Friday, May. 31, 1963
Master of the Tendrilous
In its brief heyday around the turn of the century, the tendrilous international style of art nouveau swept over Europe, dominating the design of everything from the Paris Metro stations to ordinary knives and forks. The inevitable reaction against it was particularly violent, and the whole movement was dismissed as a rather ludicrous, if temporary, aberration. Artists like Alphonse Mucha, if remembered at all, seemed as dated as gaslight and their work as decadent as Oscar Wilde's sun flower. But lately art nouveau has been getting a new look. Manhattan's Museum of Modern Art had a big show of it three years ago, and in London last week Alphonse Mucha was once again a big name with simultaneous shows at the Grosvenor and Jeffress Galleries and the Victoria and Albert Museum.
Bernhardt to the Rescue. It was on Dec. 26, 1894, that 34-year-old Alphonse Mucha, shaggy-haired and bearded, got his big break in Paris. He had learned to draw before he could walk, and his mother used to tie a necklace of crayons around his neck so that he could exercise his talent whenever he wanted. But for all that talent and for all his study, Mucha was getting nowhere. Then, out of the blue, Actress Sarah Bernhardt came to the rescue. She urgently needed a new poster to advertise her new play. The theater manager telephoned the poster printer, and the printer gave Mucha the designing job simply because he was in the shop at the time. Bernhardt was delighted: she gave Mucha a contract to design not only her posters, but some of her sets and costumes as well.
The world quickly became familiar with Mucha's larger-than-life posters of Bernhardt in her many roles, from Hamlet to Camille. He also designed advertisements and even menus; and when Czechoslovakia became a nation, Moravia-born Mucha designed its first stamps and bank notes.

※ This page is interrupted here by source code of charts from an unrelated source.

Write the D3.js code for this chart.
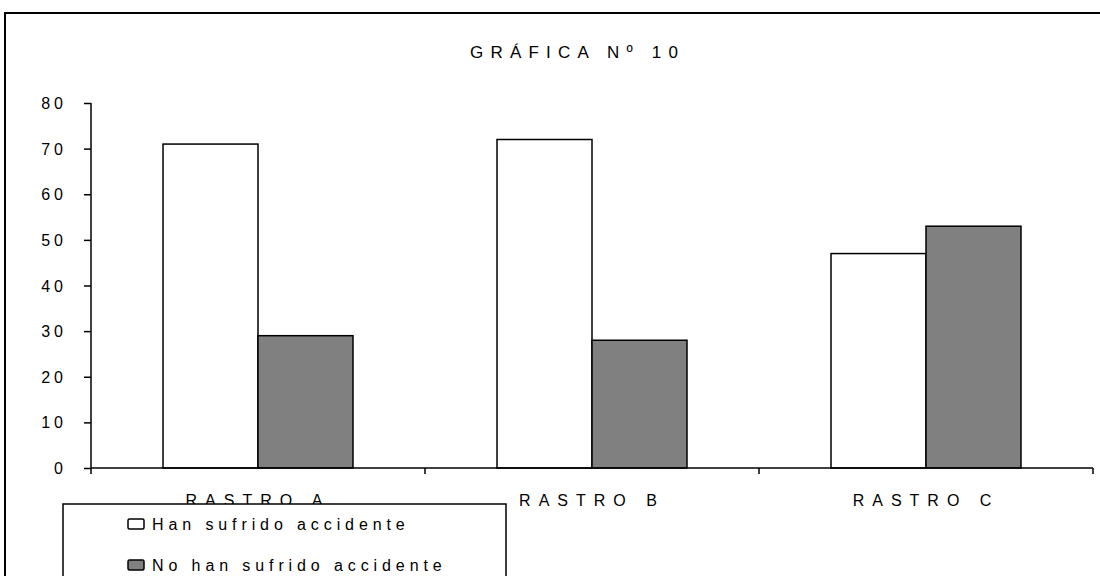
<!DOCTYPE html>
<html><head><meta charset="utf-8">
<script src="https://cdn.jsdelivr.net/npm/d3@7"></script>
<style>
html,body{margin:0;padding:0;background:#fff;}
svg{display:block;font-family:"Liberation Sans",Arial,sans-serif;}
</style></head>
<body>
<svg id="c" width="1100" height="576"></svg>
<script>
const title = "GRÁFICA Nº 10";
const categories = ["RASTRO A", "RASTRO B", "RASTRO C"];
const seriesNames = ["Han sufrido accidente", "No han sufrido accidente"];
const hanSufrido = [71, 72, 47];
const noHanSufrido = [29, 28, 53];
const yTicks = [0, 10, 20, 30, 40, 50, 60, 70, 80];
const colors = ["#ffffff", "#808080"];

const svg = d3.select("#c");
// outer frame
svg.append("rect").attr("x", 5).attr("y", 13).attr("width", 1200).attr("height", 700)
  .attr("fill", "#fff").attr("stroke", "#000").attr("stroke-width", 2);

const titleLs = 7.2;
svg.append("text").attr("x", 574 + titleLs / 2).attr("y", 58).attr("text-anchor", "middle")
  .attr("font-size", 17).attr("letter-spacing", titleLs).text(title);

const y = d3.scaleLinear().domain([0, 80]).range([468, 103]);
const x = d3.scaleBand().domain(categories).range([91, 1093]).padding(0);
const bw = x.bandwidth();
const xs = d3.scaleBand().domain(seriesNames).range([bw * 0.2156, bw * 0.7844]).padding(0);

const data = categories.map((c, i) => ({cat: c, vals: [hanSufrido[i], noHanSufrido[i]]}));

const g = svg.append("g");
data.forEach(d => {
  d.vals.forEach((v, j) => {
    g.append("rect")
      .attr("x", x(d.cat) + xs(seriesNames[j]))
      .attr("y", y(v))
      .attr("width", xs.bandwidth())
      .attr("height", y(0) - y(v))
      .attr("fill", colors[j]).attr("stroke", "#000").attr("stroke-width", 1.5);
  });
});

// y axis
const yLs = 4;
const yAxis = d3.axisLeft(y).tickValues(yTicks).tickSize(7).tickFormat(d3.format("d"));
const ya = svg.append("g").attr("transform", "translate(91,0)").call(yAxis);
ya.select(".domain").attr("stroke", "#000").attr("stroke-width", 1.5).attr("d", "M0,103V468");
ya.selectAll(".tick line").attr("stroke", "#000").attr("stroke-width", 1.5);
ya.selectAll(".tick text").attr("font-size", 16).attr("font-family", "Liberation Sans, Arial, sans-serif")
  .attr("fill", "#000").attr("letter-spacing", yLs).attr("x", -28 + yLs).attr("dy", "0.35em");

// x axis
const xLs = 8;
const xa = svg.append("g").attr("transform", "translate(0,468)");
xa.append("line").attr("x1", 91).attr("x2", 1093).attr("y1", 0).attr("y2", 0)
  .attr("stroke", "#000").attr("stroke-width", 1.5);
const bounds = categories.map(c => x(c)).concat([x(categories[categories.length - 1]) + bw]);
xa.selectAll("line.tk").data(bounds).enter().append("line").attr("class", "tk")
  .attr("x1", d => d).attr("x2", d => d).attr("y1", 0).attr("y2", 6)
  .attr("stroke", "#000").attr("stroke-width", 1.5);
xa.selectAll("text").data(categories).enter().append("text")
  .attr("x", d => x(d) + bw / 2).attr("y", 38).attr("text-anchor", "middle")
  .attr("font-size", 16).attr("letter-spacing", xLs).text(d => d);

// legend
const lg = svg.append("g");
lg.append("rect").attr("x", 63).attr("y", 504).attr("width", 443).attr("height", 100)
  .attr("fill", "#fff").attr("stroke", "#000").attr("stroke-width", 1.5);
seriesNames.forEach((s, i) => {
  const yy = 524 + i * 41;
  lg.append("rect").attr("x", 128).attr("y", yy - 5).attr("width", 16).attr("height", 10)
    .attr("rx", 1.5).attr("fill", colors[i]).attr("stroke", "#000").attr("stroke-width", 1.5);
  lg.append("text").attr("x", 152).attr("y", yy + 6).attr("font-size", 16)
    .attr("letter-spacing", 4.9).text(s);
});
</script>
</body></html>
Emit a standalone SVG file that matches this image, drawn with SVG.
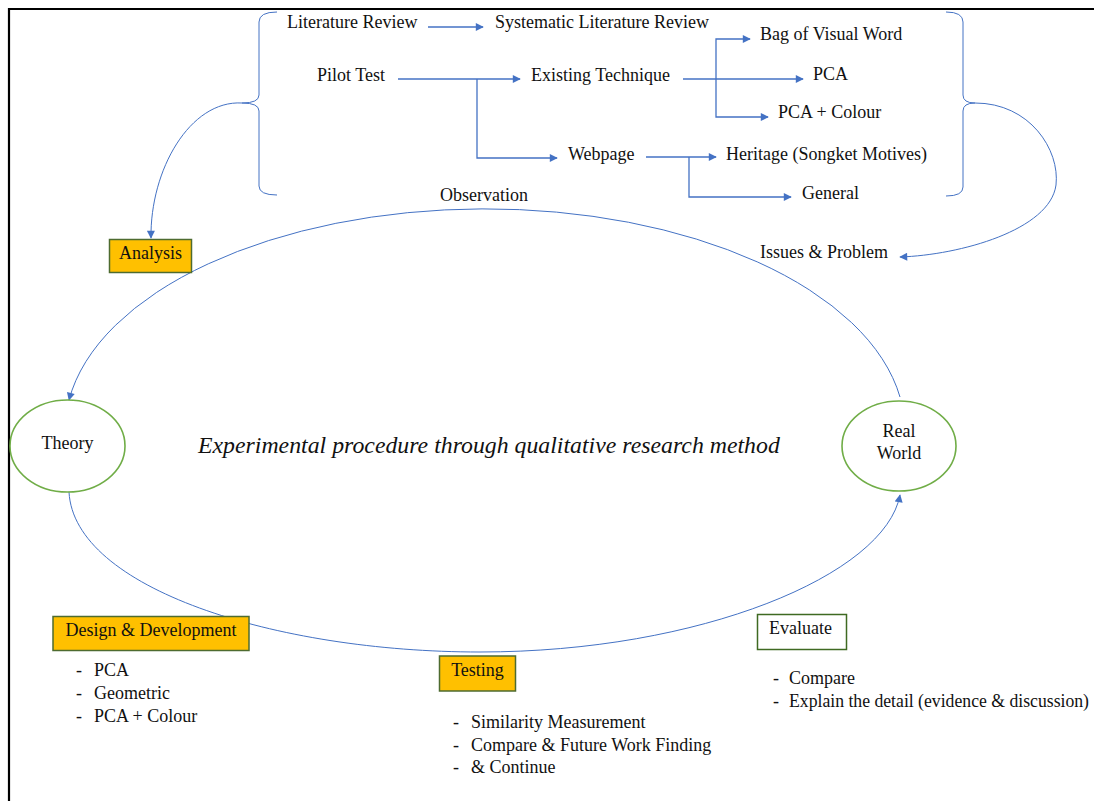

Hair Is a Flower. He had two favorite themes, women and flowers. For him, a woman's hair was like some kind of exotic plant that swirled and swooped with a life of its own. A woman did not wear clothes: she let silks and satins flow over her in the same kind of swoops and swirls. As for the flower, it contained nature's most delicate lines and its subtlest forms. The beautiful bend of a supple stem, the gentle curves of a petal, the organic flow of line and form into each other--these were the secrets of the flower that Mucha wanted to impose on everything man designed.
It was a noble aim, this idea that man-made things should follow nature's masterpiece and that all objects, whether a ring or a house, should have an organic relationship to each other. But to live with art nouveau came to be like living in a world of peacock tails; it was not so much art as an empty, if dazzling, embellishment. In the end, Mucha himself turned away from it and spent the last years of his life in the Castle Zbirov in Bohemia, working on a series of academic pictures portraying the history of his people.